The British pound is lower against the euro on Wednesday.

An upside surprise in German April inflation data helped keep the euro bid with Eurozone money supply data showing a big annual rise.

Sterling has been languishing at recent highs as concerns linger over the timing of the UK’s exit from lockdown.

Pound versus Euro was lower by 19 pips (-0.17%) to 1.1460 as of 3pm GMT.

GBP/EUR tested 1.15 in early trade but slumped back down to 1.142 before recovering slightly. Yesterday the exchange rate was basically flat at +0.08%, leaving it higher on the week by +0.24%.

GBP: British pound fails to benefit from Gilead trial

The pound has found sellers again at the 1.15 round number with buyers seemingly reluctant to push it beyond, despite good news in markets.
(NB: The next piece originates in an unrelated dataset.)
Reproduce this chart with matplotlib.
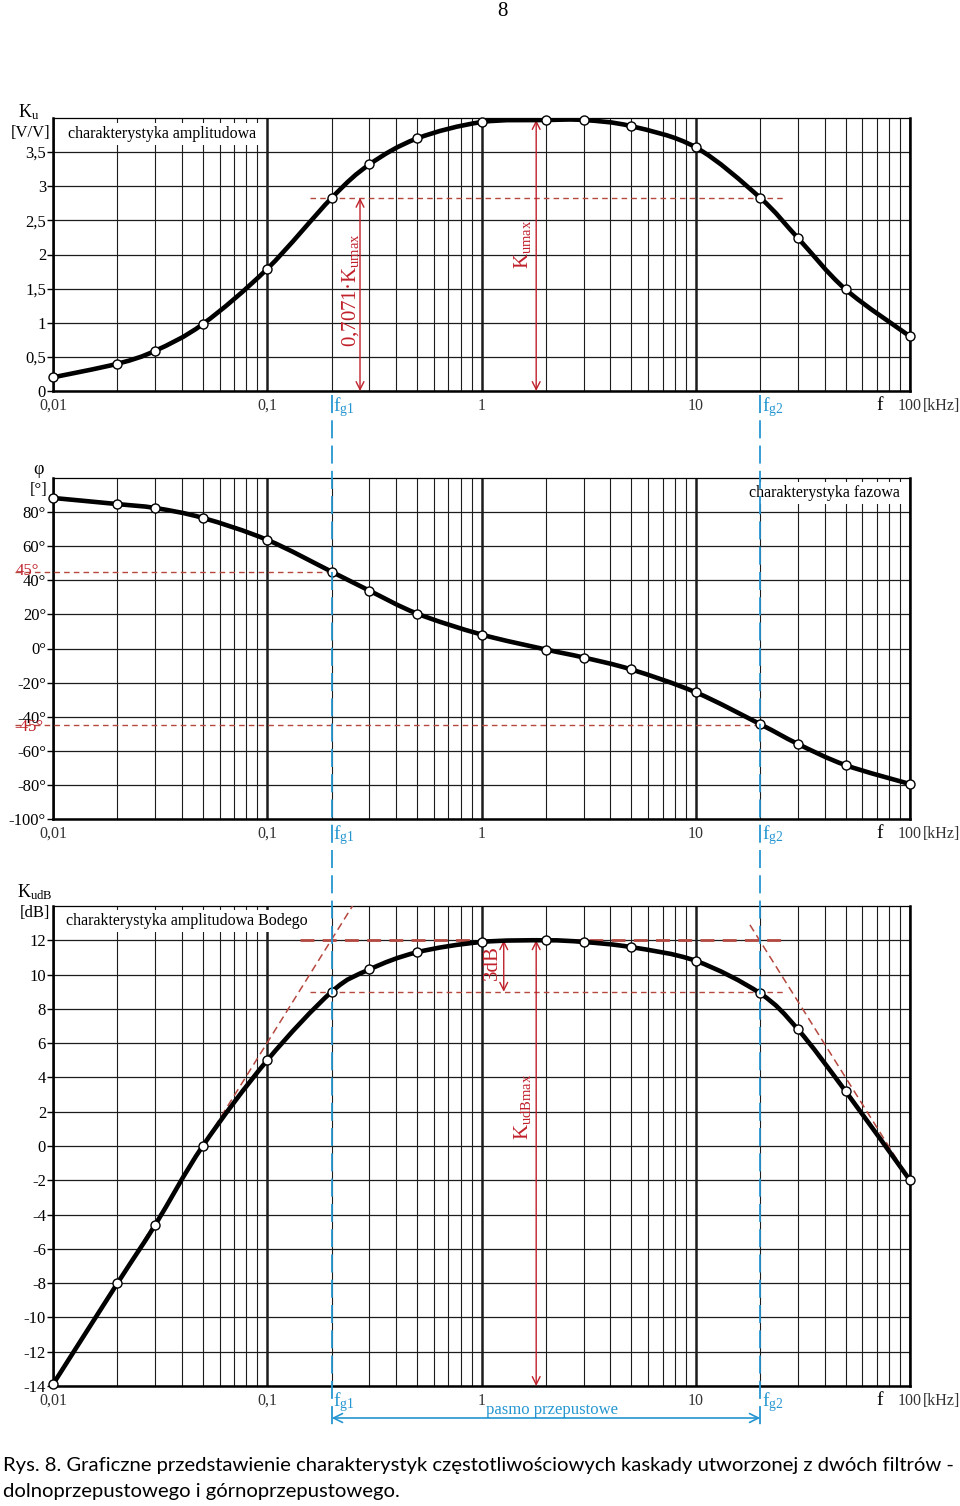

Gilead said that a stage 1 trial of their antiviral drug Remdesivir had shown that it helps improve symptoms of COVID-19 coronavirus patients in the early stages of infection.

Uncertainty about the timing of when the UK will exit lockdown, not to mention the ongoing EU-UK trade talks means that traders are looking to other currencies as a  bigger beneficiaries of this possible new treatment to the coronavirus, including the euro.
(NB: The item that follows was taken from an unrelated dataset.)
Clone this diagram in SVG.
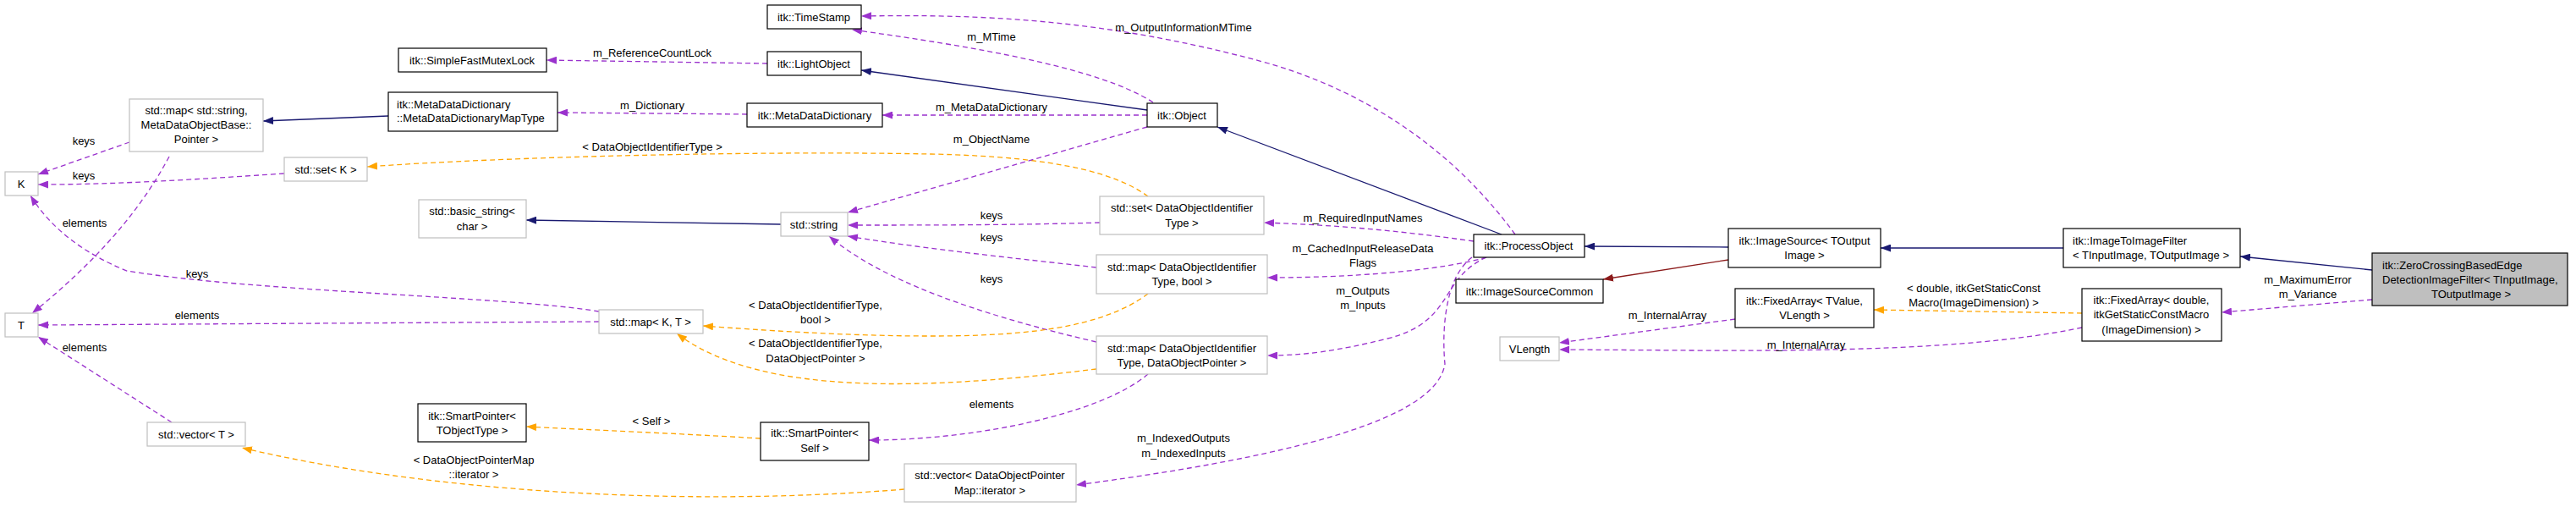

Euro gains as German inflation beats expectations

It was a mixed bag of second tier economic data from the Eurozone on Wednesday, but the one top tier release – German consumer price inflation (CPI) beat expectations, helping give the euro a lift. The higher than forecast inflation might finally relate to the new currency being added to the system. M£ money supply rose a big 7.5% year-over-year in March, and likely by more in April.

German CPI rose 0.8% year-over-year in April, down from 1.3% in March but more than the 0.5% expected. Price tend to fall in a slowing economy as businesses adjust to slower demand and Germany is expected to enter a recession this year.

Falling inflation and especially deflation would increase calls on the European Central Bank, which meets on Thursday to add to policy stimulus.